## WHAT YOU HAVE TO DO
Which lines contain the string "figure"? Please list every one of them.

## COLLECTED DATA
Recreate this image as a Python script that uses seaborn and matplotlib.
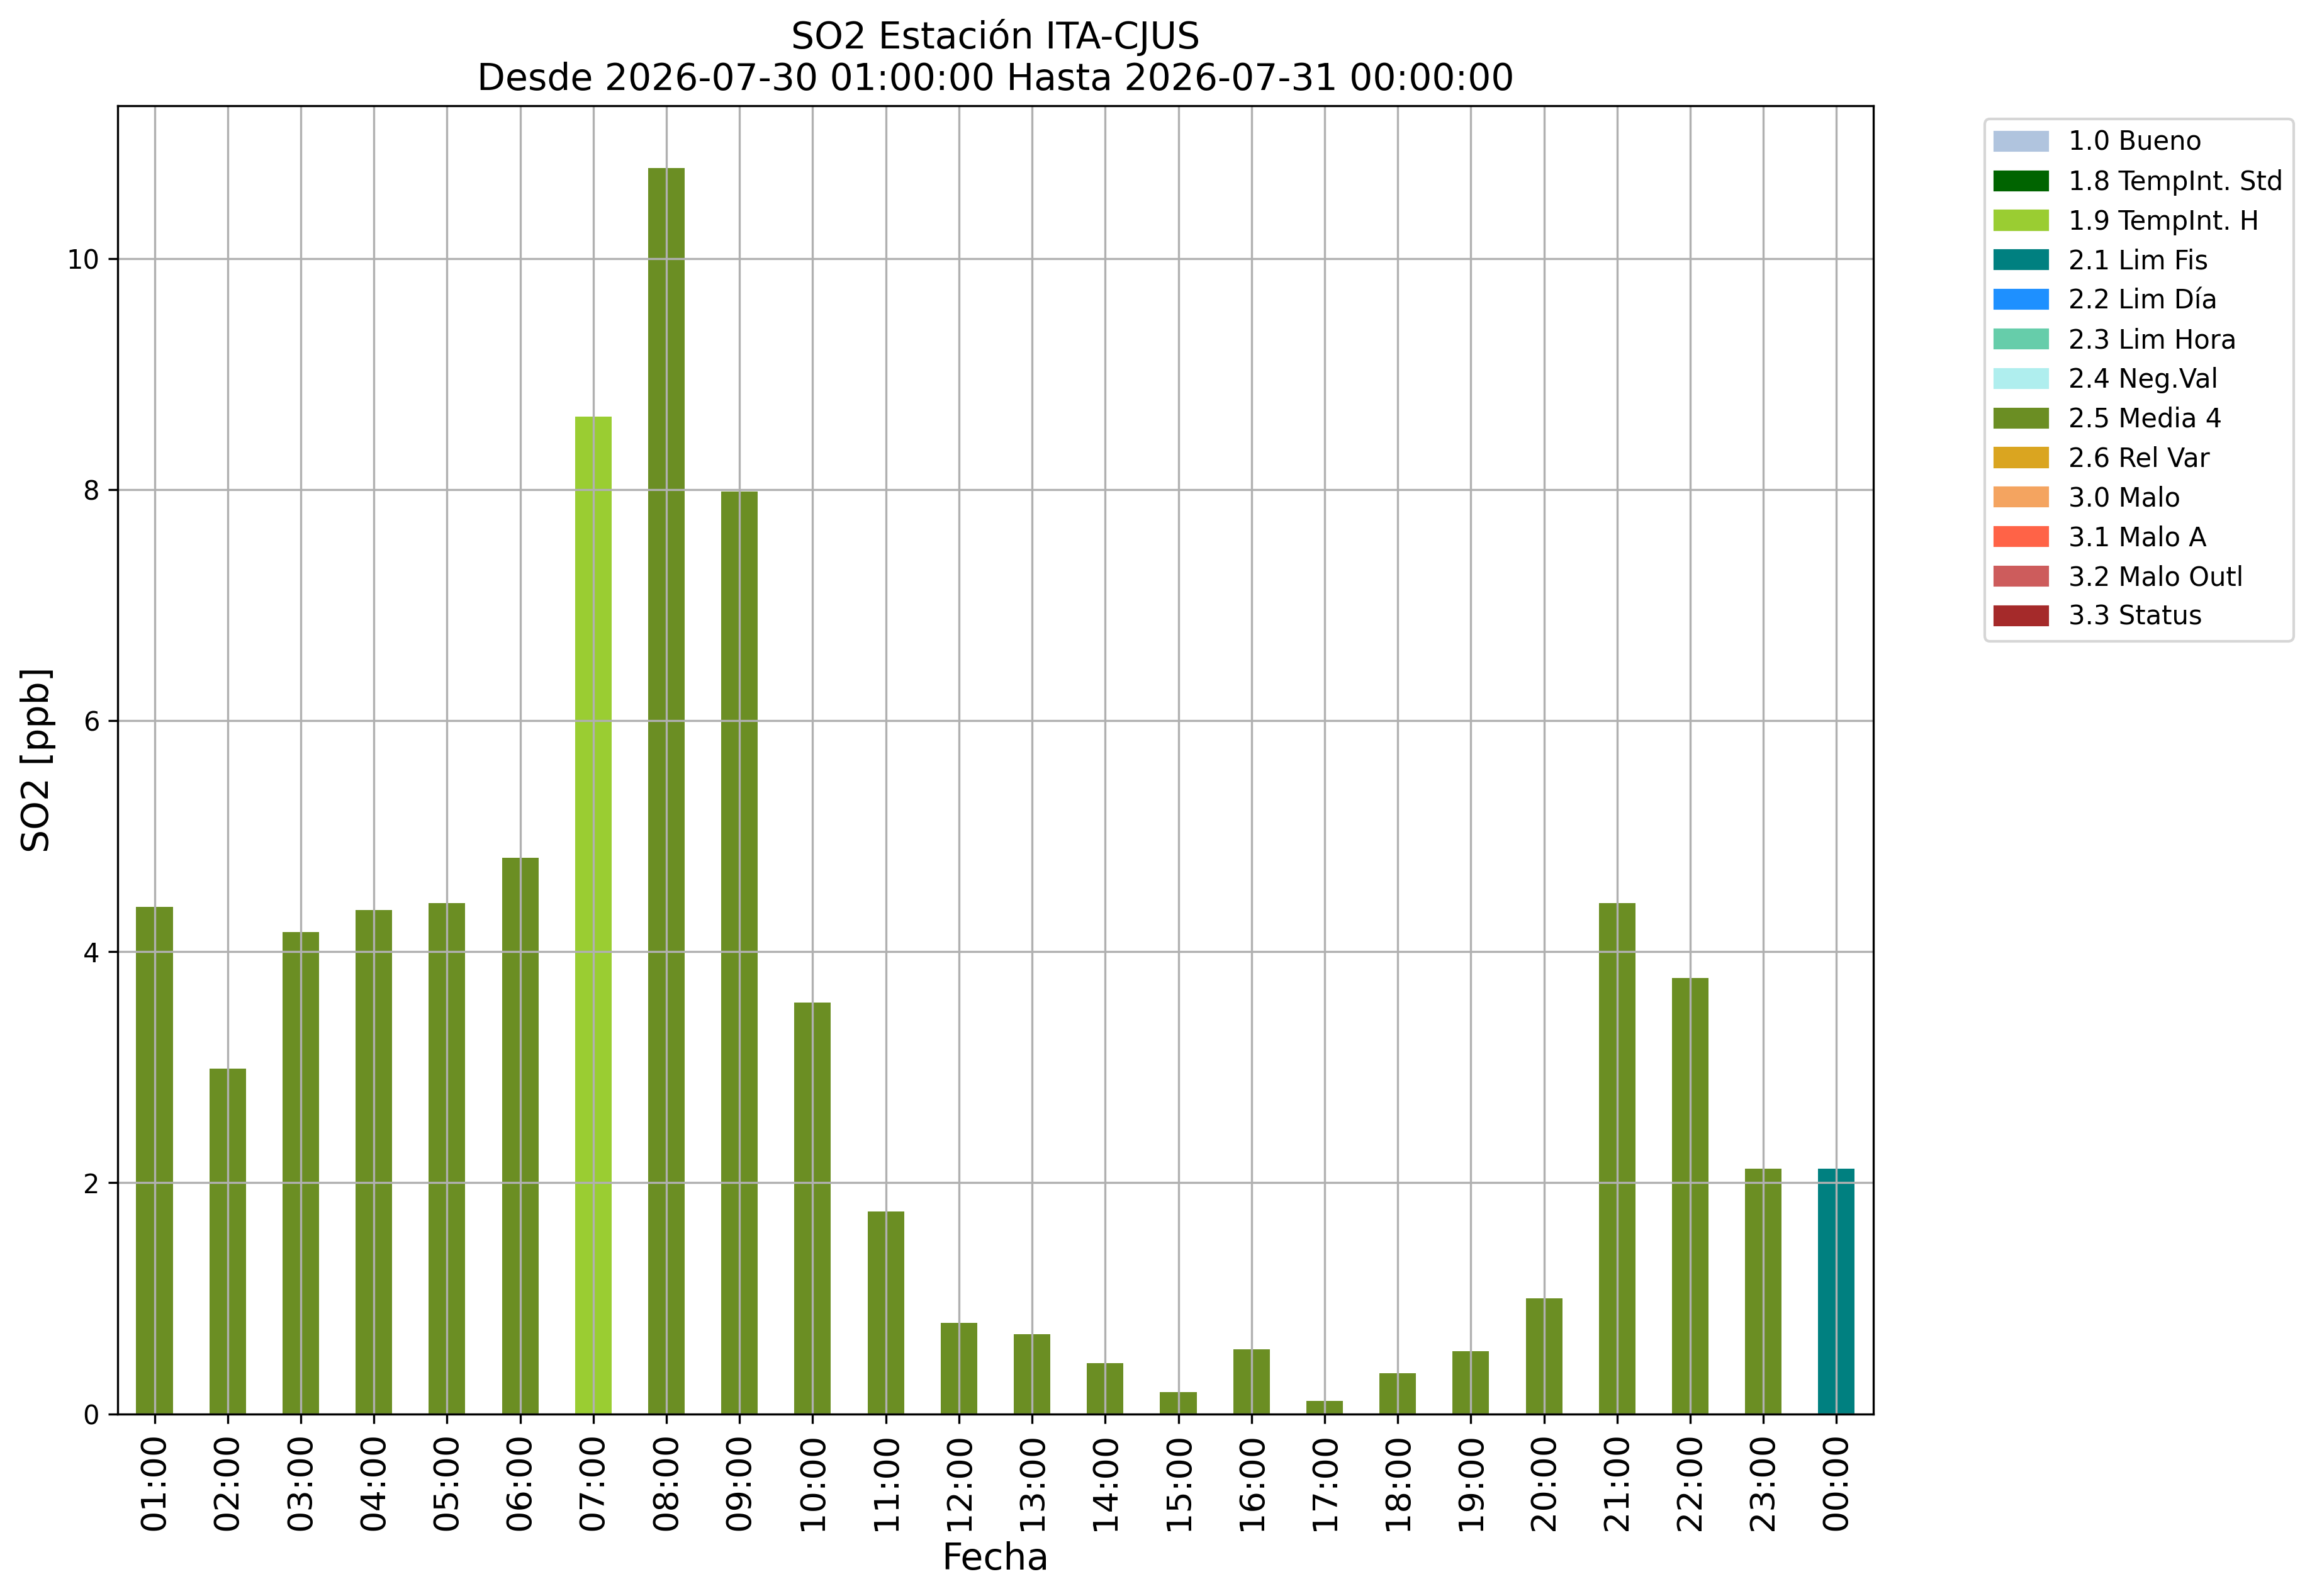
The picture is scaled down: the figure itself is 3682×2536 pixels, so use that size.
import matplotlib
matplotlib.use("Agg")
import matplotlib.pyplot as plt
import matplotlib.patches as mpatches
import seaborn as sns
import pandas as pd

# Datos
horas = ["01:00", "02:00", "03:00", "04:00", "05:00", "06:00", "07:00", "08:00",
         "09:00", "10:00", "11:00", "12:00", "13:00", "14:00", "15:00", "16:00",
         "17:00", "18:00", "19:00", "20:00", "21:00", "22:00", "23:00", "00:00"]
so2 = [4.39, 2.99, 4.17, 4.36, 4.42, 4.81, 8.63, 10.78,
       7.98, 3.56, 1.75, 0.79, 0.69, 0.44, 0.19, 0.56,
       0.11, 0.35, 0.54, 1.00, 4.42, 3.77, 2.12, 2.12]
flags = ["2.5 Media 4", "2.5 Media 4", "2.5 Media 4", "2.5 Media 4", "2.5 Media 4", "2.5 Media 4",
         "1.9 TempInt. H", "2.5 Media 4", "2.5 Media 4", "2.5 Media 4", "2.5 Media 4", "2.5 Media 4",
         "2.5 Media 4", "2.5 Media 4", "2.5 Media 4", "2.5 Media 4", "2.5 Media 4", "2.5 Media 4",
         "2.5 Media 4", "2.5 Media 4", "2.5 Media 4", "2.5 Media 4", "2.5 Media 4", "2.1 Lim Fis"]

# Leyenda de flags de calidad
etiquetas = ["1.0 Bueno", "1.8 TempInt. Std", "1.9 TempInt. H", "2.1 Lim Fis", "2.2 Lim Día",
             "2.3 Lim Hora", "2.4 Neg.Val", "2.5 Media 4", "2.6 Rel Var", "3.0 Malo",
             "3.1 Malo A", "3.2 Malo Outl", "3.3 Status"]
colores = ["lightsteelblue", "darkgreen", "yellowgreen", "teal", "dodgerblue",
           "mediumaquamarine", "paleturquoise", "olivedrab", "goldenrod", "sandybrown",
           "tomato", "indianred", "brown"]

df = pd.DataFrame({"Hora": horas, "SO2": so2, "Flag": flags})
paleta = dict(zip(etiquetas, colores))

fig = plt.figure(figsize=(3682 / 300, 2536 / 300), dpi=300)
ax = fig.add_axes([0.0509, 0.1141, 0.8084 - 0.0509, 0.9336 - 0.1141])

sns.barplot(data=df, x="Hora", y="SO2", hue="Flag", palette=paleta, dodge=False,
            width=0.5, saturation=1, errorbar=None, legend=False, ax=ax)

ax.set_xlim(-0.5, len(horas) - 0.5)
ax.set_ylim(0, max(so2) * 1.05)
ax.grid(True)
ax.tick_params(axis="x", labelsize=13, labelrotation=90)
ax.set_xlabel("Fecha", fontsize=14)
ax.set_ylabel("SO2 [ppb]", fontsize=14)
ax.set_title("SO2 Estación ITA-CJUS\nDesde 2026-07-30 01:00:00 Hasta 2026-07-31 00:00:00", fontsize=14)

parches = [mpatches.Patch(color=c, label=l) for l, c in zip(etiquetas, colores)]
ax.legend(handles=parches, bbox_to_anchor=(1.056, 1), loc="upper left")

fig.savefig("out.png", dpi=300)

## FINISHED EXERCISE
The picture is scaled down: the figure itself is 3682×2536 pixels, so use that size.
fig = plt.figure(figsize=(3682 / 300, 2536 / 300), dpi=300)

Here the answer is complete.